Where do your ideas come from?
Memory, an image, a voice? I think of it as something that refuses to go away, that calls to you over time. It’s as if there is something, some sort of a question being asked, and the writing is an attempt to respond.
So, the writing, then, is the “axe for the frozen sea within,” as Kafka said?
There’s the desire to go more deeply, and the further you go, the greater the mystery. I remember once somebody at a colony asking me why I’d started writing so late. I had no answer and then somebody who was there, listening, said, But it’s not up to us, we’re called. Well I guess some of us are called later than others.
By the time you come to the end of a story, do you know what the question was, or is?
No. But I think the attempt to get at it is the attempt to pay tribute. To the suffering child in Niger, to pay tribute to that, or to how deeply all children suffer. Norman suffers. Miss Hughes suffers. I think of her as throwing out a lifeline to him.
That’s a beautiful scene, where Miss Hughes asks, “Is there anything we can do for you?”
That is the only line in the story that comes directly from memory.

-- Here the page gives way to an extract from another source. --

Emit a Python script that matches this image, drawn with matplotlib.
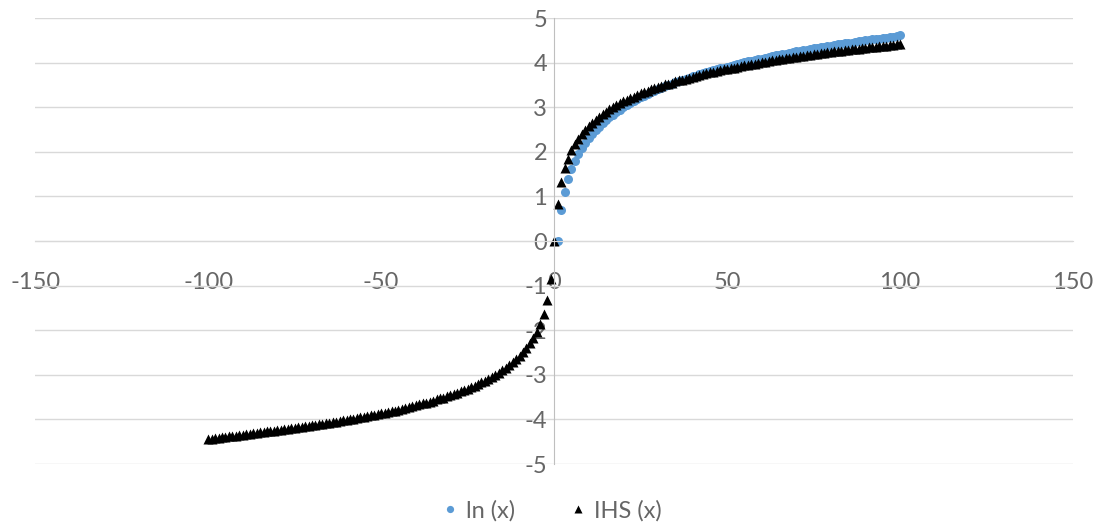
import matplotlib.pyplot as plt

# x positions
ln_x = list(range(1, 101))
ihs_x = list(range(-100, 101))

# ln(x), x = 1..100
ln_y = [0.00, 0.69, 1.10, 1.39, 1.61, 1.79, 1.95, 2.08, 2.20, 2.30,
        2.40, 2.48, 2.56, 2.64, 2.71, 2.77, 2.83, 2.89, 2.94, 3.00,
        3.04, 3.09, 3.14, 3.18, 3.22, 3.26, 3.30, 3.33, 3.37, 3.40,
        3.43, 3.47, 3.50, 3.53, 3.56, 3.58, 3.61, 3.64, 3.66, 3.69,
        3.71, 3.74, 3.76, 3.78, 3.81, 3.83, 3.85, 3.87, 3.89, 3.91,
        3.93, 3.95, 3.97, 3.99, 4.01, 4.03, 4.04, 4.06, 4.08, 4.09,
        4.11, 4.13, 4.14, 4.16, 4.17, 4.19, 4.20, 4.22, 4.23, 4.25,
        4.26, 4.28, 4.29, 4.30, 4.32, 4.33, 4.34, 4.36, 4.37, 4.38,
        4.39, 4.41, 4.42, 4.43, 4.44, 4.45, 4.47, 4.48, 4.49, 4.50,
        4.51, 4.52, 4.53, 4.54, 4.55, 4.56, 4.57, 4.58, 4.60, 4.61]

# IHS(x), x = -100..100
ihs_y = [-4.44, -4.43, -4.42, -4.41, -4.40, -4.39, -4.38, -4.37, -4.36, -4.35,
         -4.34, -4.33, -4.32, -4.31, -4.30, -4.29, -4.28, -4.27, -4.26, -4.25,
         -4.24, -4.23, -4.22, -4.21, -4.20, -4.19, -4.18, -4.17, -4.15, -4.14,
         -4.13, -4.12, -4.11, -4.10, -4.08, -4.07, -4.06, -4.05, -4.03, -4.02,
         -4.01, -4.00, -3.98, -3.97, -3.95, -3.94, -3.92, -3.91, -3.89, -3.88,
         -3.86, -3.85, -3.83, -3.81, -3.80, -3.78, -3.76, -3.74, -3.72, -3.70,
         -3.68, -3.66, -3.64, -3.62, -3.60, -3.58, -3.55, -3.53, -3.51, -3.48,
         -3.45, -3.43, -3.40, -3.37, -3.34, -3.31, -3.28, -3.24, -3.21, -3.17,
         -3.13, -3.09, -3.05, -3.00, -2.95, -2.90, -2.85, -2.79, -2.72, -2.65,
         -2.58, -2.49, -2.40, -2.29, -2.17, -2.03, -1.85, -1.63, -1.32, -0.84,
         0.00,
         0.84, 1.32, 1.63, 1.85, 2.03, 2.17, 2.29, 2.40, 2.49, 2.58,
         2.65, 2.72, 2.79, 2.85, 2.90, 2.95, 3.00, 3.05, 3.09, 3.13,
         3.17, 3.21, 3.24, 3.28, 3.31, 3.34, 3.37, 3.40, 3.43, 3.45,
         3.48, 3.51, 3.53, 3.55, 3.58, 3.60, 3.62, 3.64, 3.66, 3.68,
         3.70, 3.72, 3.74, 3.76, 3.78, 3.80, 3.81, 3.83, 3.85, 3.86,
         3.88, 3.89, 3.91, 3.92, 3.94, 3.95, 3.97, 3.98, 4.00, 4.01,
         4.02, 4.03, 4.05, 4.06, 4.07, 4.08, 4.10, 4.11, 4.12, 4.13,
         4.14, 4.15, 4.17, 4.18, 4.19, 4.20, 4.21, 4.22, 4.23, 4.24,
         4.25, 4.26, 4.27, 4.28, 4.29, 4.30, 4.31, 4.31, 4.32, 4.33,
         4.34, 4.35, 4.36, 4.37, 4.38, 4.38, 4.39, 4.40, 4.41, 4.42]

x_ticks = [-150, -100, -50, 0, 50, 100, 150]
y_ticks = [-5, -4, -3, -2, -1, 0, 1, 2, 3, 4, 5]

plt.rcParams['font.family'] = ['Lato', 'DejaVu Sans']
plt.rcParams['axes.unicode_minus'] = False
text_col = '#666666'

fig = plt.figure(figsize=(11, 5.22), dpi=100)
ax = fig.add_axes([0.032, 0.111, 0.9435, 0.8545])

ax.plot(ln_x, ln_y, 'o', color='#5B9BD5', ms=6.5, mec='none', label='ln (x)')
ax.plot(ihs_x, ihs_y, '^', color='black', ms=6.5, mec='none', label='IHS (x)')

ax.set_xlim(-150, 150)
ax.set_ylim(-5, 5)
ax.set_xticks(x_ticks)
ax.set_yticks(y_ticks)

# excel style: axes cross at zero
ax.spines['left'].set_position(('data', 0))
ax.spines['bottom'].set_position(('data', 0))
ax.spines['left'].set_color('#BFBFBF')
ax.spines['bottom'].set_color('#D9D9D9')
ax.spines['top'].set_visible(False)
ax.spines['right'].set_visible(False)
ax.set_axisbelow(True)
ax.yaxis.grid(True, color='#D9D9D9', lw=1)

ax.tick_params(axis='x', length=0, pad=22, labelsize=17, labelcolor=text_col)
ax.tick_params(axis='y', length=0, pad=5, labelsize=17, labelcolor=text_col)

fig.legend(loc='lower center', bbox_to_anchor=(0.5, -0.04), ncol=2, frameon=False,
           fontsize=17, labelcolor=text_col, markerscale=0.8,
           handletextpad=0.15, columnspacing=2.2, handlelength=1.0)

plt.savefig('out.png')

There he was, isolated and stricken, and that’s what she said to him. It was unforgettable. She recognized something in him and she spoke across this terrible barrier of grief and isolation.
How has teaching influenced your work?
I think teaching at its best is very moving. There is so much despair and unhappiness in the world, and to see students, week after week, spin things from their imaginations is really extraordinary. It confirms for me the importance of the arts, of writing. It’s of supreme importance.
Are there certain things you hear yourself telling your students over and over again, so you think, oh, these must be important?
Yes. Write often, often. Honor the impulse. Be aware of your inner life. If you’re moved by something, if you feel something, don’t let it go up in smoke.